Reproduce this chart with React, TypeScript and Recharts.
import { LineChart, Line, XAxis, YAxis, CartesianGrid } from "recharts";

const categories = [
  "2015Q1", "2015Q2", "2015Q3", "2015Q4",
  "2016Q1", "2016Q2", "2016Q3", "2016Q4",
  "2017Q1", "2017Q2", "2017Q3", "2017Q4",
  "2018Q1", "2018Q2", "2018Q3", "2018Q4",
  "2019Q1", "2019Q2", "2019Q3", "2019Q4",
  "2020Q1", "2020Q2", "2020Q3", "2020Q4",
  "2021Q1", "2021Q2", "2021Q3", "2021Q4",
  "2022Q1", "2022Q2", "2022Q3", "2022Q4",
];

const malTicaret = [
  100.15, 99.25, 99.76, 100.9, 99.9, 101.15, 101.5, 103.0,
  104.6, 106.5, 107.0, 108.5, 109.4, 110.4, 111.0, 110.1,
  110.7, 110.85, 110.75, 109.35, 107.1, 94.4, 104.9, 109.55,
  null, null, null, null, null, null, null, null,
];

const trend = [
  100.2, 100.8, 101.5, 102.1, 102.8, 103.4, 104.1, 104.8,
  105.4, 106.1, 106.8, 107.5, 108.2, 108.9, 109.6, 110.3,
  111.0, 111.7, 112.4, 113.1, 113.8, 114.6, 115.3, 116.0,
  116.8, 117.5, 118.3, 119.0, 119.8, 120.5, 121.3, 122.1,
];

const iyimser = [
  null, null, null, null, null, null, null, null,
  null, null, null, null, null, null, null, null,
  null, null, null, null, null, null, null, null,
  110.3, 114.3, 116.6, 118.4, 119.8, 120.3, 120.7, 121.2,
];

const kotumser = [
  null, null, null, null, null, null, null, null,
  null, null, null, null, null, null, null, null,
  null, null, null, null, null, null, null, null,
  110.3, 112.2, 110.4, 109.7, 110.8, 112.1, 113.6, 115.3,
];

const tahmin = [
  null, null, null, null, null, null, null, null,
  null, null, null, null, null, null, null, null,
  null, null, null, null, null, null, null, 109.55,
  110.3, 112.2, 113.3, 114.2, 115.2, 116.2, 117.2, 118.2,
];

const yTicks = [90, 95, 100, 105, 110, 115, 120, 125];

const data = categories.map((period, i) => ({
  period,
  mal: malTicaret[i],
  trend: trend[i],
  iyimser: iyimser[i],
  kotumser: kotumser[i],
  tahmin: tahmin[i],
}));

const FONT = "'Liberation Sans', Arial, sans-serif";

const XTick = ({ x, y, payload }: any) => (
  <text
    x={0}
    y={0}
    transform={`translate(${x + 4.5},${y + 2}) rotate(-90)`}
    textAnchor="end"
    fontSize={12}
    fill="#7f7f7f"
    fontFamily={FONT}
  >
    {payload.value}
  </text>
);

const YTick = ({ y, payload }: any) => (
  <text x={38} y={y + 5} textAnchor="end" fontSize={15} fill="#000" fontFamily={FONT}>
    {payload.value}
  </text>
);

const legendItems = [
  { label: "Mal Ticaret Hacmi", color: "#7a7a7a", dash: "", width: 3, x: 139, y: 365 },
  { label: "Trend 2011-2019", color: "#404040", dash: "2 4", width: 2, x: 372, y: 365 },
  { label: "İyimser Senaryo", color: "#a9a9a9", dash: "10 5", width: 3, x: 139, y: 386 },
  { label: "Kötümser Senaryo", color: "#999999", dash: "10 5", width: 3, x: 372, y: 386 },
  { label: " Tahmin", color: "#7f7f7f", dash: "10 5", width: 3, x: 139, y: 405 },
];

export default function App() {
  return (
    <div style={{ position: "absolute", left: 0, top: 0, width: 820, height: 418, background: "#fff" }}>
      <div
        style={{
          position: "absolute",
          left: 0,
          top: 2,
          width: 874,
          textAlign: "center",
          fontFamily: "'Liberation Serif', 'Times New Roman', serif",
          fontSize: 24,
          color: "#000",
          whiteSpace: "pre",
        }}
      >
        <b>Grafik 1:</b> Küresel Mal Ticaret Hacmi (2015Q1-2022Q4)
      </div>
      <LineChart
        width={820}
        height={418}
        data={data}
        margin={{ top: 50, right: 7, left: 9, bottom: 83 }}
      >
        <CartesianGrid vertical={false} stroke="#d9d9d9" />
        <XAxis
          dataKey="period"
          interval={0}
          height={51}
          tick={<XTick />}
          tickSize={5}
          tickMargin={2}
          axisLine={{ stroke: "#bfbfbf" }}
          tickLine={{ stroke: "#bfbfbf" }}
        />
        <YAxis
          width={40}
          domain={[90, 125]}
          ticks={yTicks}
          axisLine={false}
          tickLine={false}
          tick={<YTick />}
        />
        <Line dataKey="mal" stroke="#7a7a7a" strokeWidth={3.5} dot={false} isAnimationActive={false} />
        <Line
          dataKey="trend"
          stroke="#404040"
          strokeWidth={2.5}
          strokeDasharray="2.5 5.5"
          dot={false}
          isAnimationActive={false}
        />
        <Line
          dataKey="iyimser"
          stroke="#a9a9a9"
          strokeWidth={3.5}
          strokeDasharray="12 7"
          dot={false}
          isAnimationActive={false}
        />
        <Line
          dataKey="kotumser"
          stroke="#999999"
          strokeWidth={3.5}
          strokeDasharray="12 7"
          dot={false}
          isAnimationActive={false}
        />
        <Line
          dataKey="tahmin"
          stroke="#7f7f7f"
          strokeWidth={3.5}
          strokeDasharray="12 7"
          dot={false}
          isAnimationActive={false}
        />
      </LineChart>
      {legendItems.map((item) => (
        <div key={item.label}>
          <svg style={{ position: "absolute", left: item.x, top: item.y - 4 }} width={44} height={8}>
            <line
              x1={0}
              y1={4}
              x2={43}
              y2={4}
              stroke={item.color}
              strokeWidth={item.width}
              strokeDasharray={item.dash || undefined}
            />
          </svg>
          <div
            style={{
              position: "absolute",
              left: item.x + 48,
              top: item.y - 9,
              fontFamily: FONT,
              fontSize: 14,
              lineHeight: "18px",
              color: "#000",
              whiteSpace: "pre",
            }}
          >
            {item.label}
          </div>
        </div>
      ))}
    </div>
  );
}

==

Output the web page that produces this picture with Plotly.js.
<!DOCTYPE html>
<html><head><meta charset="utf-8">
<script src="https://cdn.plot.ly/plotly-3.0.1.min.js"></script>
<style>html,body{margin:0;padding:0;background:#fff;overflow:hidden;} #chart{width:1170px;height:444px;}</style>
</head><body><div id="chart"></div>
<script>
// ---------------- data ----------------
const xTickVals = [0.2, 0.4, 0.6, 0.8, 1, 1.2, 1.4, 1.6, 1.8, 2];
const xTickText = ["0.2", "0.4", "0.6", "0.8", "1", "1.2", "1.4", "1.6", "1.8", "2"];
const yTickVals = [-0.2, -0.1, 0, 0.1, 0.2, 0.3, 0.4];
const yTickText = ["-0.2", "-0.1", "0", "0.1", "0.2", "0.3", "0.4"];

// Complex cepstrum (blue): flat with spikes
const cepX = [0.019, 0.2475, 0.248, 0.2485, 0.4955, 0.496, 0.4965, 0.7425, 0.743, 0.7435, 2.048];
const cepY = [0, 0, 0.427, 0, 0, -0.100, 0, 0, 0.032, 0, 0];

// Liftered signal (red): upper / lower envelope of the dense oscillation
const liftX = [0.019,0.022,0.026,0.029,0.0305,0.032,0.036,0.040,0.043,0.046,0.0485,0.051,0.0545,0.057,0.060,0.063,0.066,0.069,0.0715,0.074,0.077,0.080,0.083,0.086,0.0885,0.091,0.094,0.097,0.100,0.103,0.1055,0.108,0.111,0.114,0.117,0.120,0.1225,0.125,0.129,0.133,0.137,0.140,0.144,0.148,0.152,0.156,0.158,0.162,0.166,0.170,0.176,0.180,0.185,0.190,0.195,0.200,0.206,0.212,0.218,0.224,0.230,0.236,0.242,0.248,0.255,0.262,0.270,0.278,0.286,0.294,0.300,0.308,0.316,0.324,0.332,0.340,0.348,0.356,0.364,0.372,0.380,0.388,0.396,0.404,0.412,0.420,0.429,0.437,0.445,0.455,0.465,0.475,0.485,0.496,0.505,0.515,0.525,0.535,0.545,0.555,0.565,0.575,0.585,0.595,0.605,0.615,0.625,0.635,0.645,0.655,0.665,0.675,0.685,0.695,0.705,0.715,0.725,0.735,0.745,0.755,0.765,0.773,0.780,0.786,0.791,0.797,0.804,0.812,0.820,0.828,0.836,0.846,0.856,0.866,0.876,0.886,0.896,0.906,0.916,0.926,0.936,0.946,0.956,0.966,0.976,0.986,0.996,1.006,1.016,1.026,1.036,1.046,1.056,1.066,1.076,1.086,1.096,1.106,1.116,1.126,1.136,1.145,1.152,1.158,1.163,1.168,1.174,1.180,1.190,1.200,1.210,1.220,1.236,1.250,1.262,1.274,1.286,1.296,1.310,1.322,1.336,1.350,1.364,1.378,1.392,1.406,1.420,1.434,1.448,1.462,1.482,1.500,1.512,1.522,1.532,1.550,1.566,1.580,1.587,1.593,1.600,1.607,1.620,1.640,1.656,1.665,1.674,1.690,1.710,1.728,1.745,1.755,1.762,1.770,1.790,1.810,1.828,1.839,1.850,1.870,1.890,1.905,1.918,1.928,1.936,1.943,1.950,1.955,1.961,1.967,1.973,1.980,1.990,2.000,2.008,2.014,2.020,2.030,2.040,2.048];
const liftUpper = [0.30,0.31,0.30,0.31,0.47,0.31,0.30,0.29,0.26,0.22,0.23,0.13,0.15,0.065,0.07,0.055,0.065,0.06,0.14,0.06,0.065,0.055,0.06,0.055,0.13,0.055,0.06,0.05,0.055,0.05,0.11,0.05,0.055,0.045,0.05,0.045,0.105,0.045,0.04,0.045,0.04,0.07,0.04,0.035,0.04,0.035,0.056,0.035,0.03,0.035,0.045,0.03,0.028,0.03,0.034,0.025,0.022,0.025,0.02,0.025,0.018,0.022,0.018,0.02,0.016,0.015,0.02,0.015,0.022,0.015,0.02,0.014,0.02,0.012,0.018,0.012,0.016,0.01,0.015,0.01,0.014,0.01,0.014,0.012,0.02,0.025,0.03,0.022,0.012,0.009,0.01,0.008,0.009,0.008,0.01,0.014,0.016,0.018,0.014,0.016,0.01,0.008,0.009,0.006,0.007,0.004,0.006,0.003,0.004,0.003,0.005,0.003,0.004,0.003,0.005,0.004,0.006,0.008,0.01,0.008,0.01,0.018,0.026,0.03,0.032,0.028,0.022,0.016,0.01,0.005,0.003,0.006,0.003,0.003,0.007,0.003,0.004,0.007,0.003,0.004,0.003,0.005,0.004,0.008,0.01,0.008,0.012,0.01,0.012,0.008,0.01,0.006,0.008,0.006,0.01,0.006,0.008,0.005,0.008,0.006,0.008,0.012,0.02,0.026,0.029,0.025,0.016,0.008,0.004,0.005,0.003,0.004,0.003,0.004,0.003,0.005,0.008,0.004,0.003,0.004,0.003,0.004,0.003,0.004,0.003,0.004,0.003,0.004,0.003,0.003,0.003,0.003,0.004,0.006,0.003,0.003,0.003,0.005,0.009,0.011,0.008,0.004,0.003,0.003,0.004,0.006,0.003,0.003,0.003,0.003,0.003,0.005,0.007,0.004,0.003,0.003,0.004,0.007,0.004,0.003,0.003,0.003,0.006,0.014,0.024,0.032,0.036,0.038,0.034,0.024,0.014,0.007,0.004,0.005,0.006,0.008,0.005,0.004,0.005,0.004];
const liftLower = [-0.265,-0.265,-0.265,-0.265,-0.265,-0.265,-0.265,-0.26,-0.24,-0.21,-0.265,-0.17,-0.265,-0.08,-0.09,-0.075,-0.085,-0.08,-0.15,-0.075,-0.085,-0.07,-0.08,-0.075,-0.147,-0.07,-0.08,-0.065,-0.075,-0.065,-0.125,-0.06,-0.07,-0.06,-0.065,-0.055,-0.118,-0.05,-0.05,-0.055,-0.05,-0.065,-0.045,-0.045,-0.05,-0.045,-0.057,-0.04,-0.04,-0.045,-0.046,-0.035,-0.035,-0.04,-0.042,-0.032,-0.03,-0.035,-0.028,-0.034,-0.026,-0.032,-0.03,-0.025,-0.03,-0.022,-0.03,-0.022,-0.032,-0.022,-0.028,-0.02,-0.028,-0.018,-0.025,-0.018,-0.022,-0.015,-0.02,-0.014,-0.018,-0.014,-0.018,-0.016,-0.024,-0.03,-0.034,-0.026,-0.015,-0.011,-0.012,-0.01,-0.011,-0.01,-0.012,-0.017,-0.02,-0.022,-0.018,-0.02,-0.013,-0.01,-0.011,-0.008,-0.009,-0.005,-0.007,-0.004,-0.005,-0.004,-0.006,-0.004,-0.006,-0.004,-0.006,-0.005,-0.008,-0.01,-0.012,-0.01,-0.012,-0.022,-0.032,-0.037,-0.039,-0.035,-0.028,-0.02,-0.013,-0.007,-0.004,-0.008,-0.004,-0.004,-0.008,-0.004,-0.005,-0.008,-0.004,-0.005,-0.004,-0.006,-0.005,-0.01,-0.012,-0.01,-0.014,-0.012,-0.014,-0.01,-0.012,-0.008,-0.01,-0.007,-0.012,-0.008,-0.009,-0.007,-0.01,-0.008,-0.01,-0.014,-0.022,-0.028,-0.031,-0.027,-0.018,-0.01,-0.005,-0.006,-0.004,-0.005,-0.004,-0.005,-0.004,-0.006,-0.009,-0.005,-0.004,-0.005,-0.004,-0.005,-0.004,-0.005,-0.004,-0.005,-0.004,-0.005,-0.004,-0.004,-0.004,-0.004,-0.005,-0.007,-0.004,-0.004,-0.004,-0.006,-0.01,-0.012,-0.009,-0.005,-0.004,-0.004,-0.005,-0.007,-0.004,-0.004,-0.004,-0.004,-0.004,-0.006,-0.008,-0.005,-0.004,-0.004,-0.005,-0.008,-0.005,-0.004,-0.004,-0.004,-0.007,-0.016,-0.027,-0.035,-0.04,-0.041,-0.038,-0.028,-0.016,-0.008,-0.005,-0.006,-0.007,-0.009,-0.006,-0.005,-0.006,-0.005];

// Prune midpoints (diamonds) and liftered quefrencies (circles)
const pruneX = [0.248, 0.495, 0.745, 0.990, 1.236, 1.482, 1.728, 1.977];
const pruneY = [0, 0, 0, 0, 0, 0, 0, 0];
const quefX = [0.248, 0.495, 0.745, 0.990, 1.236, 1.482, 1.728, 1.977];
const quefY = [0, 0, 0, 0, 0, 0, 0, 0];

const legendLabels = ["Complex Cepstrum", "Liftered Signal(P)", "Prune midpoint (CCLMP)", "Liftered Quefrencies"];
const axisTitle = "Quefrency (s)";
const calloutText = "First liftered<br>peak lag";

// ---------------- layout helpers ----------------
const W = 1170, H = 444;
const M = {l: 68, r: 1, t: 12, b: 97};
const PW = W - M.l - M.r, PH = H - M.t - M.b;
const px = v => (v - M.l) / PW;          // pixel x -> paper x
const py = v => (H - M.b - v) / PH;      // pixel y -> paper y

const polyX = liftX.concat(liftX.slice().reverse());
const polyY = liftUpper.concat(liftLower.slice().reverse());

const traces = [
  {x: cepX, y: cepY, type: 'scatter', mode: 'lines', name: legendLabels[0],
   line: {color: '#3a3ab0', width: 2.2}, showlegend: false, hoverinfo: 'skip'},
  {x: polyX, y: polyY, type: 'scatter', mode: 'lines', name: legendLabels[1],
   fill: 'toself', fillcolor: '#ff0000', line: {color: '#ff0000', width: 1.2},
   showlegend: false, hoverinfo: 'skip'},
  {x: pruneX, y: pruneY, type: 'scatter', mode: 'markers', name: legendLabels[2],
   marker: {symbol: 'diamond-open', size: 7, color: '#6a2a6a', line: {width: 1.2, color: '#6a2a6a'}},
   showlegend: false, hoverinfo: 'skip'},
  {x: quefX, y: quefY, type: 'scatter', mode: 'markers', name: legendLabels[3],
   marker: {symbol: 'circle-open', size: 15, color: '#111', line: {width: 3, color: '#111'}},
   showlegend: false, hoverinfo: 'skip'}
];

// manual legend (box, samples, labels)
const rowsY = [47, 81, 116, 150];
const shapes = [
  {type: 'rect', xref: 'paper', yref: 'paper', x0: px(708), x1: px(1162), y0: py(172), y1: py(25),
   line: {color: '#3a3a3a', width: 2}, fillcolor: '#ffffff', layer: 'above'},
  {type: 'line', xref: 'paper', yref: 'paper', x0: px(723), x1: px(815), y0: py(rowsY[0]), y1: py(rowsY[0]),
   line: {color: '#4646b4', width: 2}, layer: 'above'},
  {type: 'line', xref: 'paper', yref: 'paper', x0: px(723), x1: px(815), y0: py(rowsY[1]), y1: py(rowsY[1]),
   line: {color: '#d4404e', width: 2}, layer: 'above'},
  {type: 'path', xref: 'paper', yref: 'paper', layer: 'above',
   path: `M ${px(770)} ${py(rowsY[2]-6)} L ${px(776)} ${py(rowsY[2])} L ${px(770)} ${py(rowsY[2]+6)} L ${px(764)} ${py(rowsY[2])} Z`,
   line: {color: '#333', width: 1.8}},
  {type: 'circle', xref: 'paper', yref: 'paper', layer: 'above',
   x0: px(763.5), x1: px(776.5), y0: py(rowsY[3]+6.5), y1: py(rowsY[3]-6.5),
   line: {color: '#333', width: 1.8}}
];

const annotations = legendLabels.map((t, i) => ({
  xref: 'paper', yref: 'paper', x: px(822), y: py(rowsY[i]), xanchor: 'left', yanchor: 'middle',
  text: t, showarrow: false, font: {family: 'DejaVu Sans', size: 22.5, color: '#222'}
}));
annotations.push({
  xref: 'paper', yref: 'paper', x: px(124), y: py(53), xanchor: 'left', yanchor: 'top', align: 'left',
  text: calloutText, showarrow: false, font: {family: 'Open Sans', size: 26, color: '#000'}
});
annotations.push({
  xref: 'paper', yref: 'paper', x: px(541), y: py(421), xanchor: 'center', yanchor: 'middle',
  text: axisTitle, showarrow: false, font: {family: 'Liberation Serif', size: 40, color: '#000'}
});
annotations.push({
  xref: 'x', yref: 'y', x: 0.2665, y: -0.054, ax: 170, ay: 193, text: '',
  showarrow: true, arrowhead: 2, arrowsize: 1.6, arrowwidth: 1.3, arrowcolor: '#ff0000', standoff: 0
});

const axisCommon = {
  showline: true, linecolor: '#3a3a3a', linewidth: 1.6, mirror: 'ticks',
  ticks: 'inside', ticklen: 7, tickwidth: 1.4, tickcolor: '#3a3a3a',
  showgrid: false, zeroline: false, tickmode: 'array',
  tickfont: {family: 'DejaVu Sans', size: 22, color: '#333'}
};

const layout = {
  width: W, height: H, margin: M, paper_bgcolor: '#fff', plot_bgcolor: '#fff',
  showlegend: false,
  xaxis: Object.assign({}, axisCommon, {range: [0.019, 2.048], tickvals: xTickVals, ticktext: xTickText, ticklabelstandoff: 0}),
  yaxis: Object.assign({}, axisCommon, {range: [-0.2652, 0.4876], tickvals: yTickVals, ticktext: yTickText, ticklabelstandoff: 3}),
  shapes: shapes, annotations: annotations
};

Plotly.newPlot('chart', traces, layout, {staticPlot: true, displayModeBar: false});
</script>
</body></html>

* * *

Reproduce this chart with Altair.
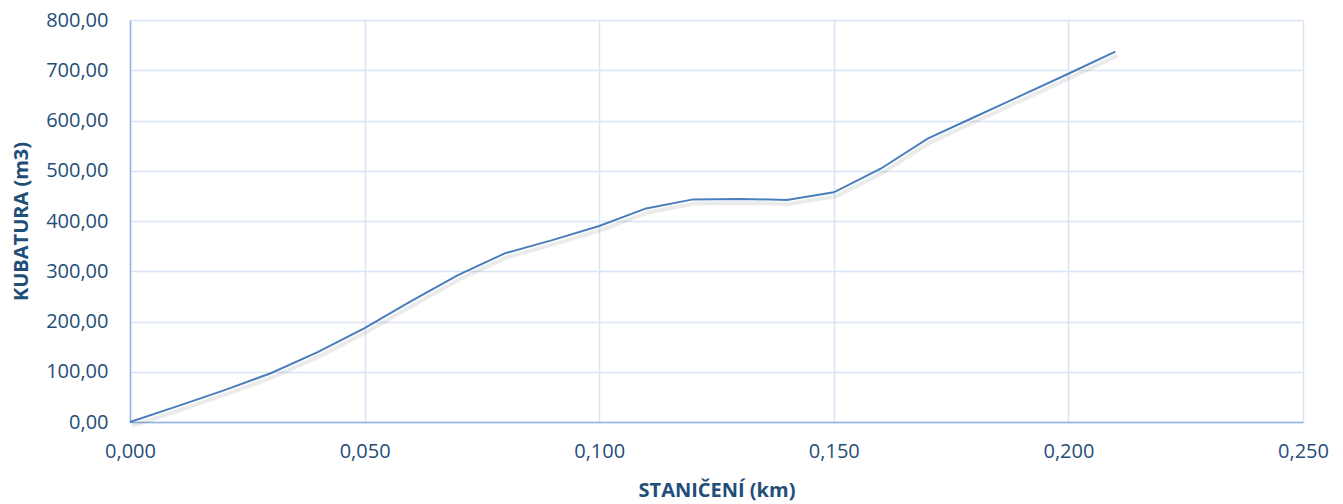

▶ _GIVEN PROBLEM_
Every line in the data above that contains "this" needs to be copied.

▶ _EXERCISE RESPONSE_
Reproduce this chart with React, TypeScript and Recharts.
Output the web page that produces this picture with Plotly.js.
Reproduce this chart with Altair.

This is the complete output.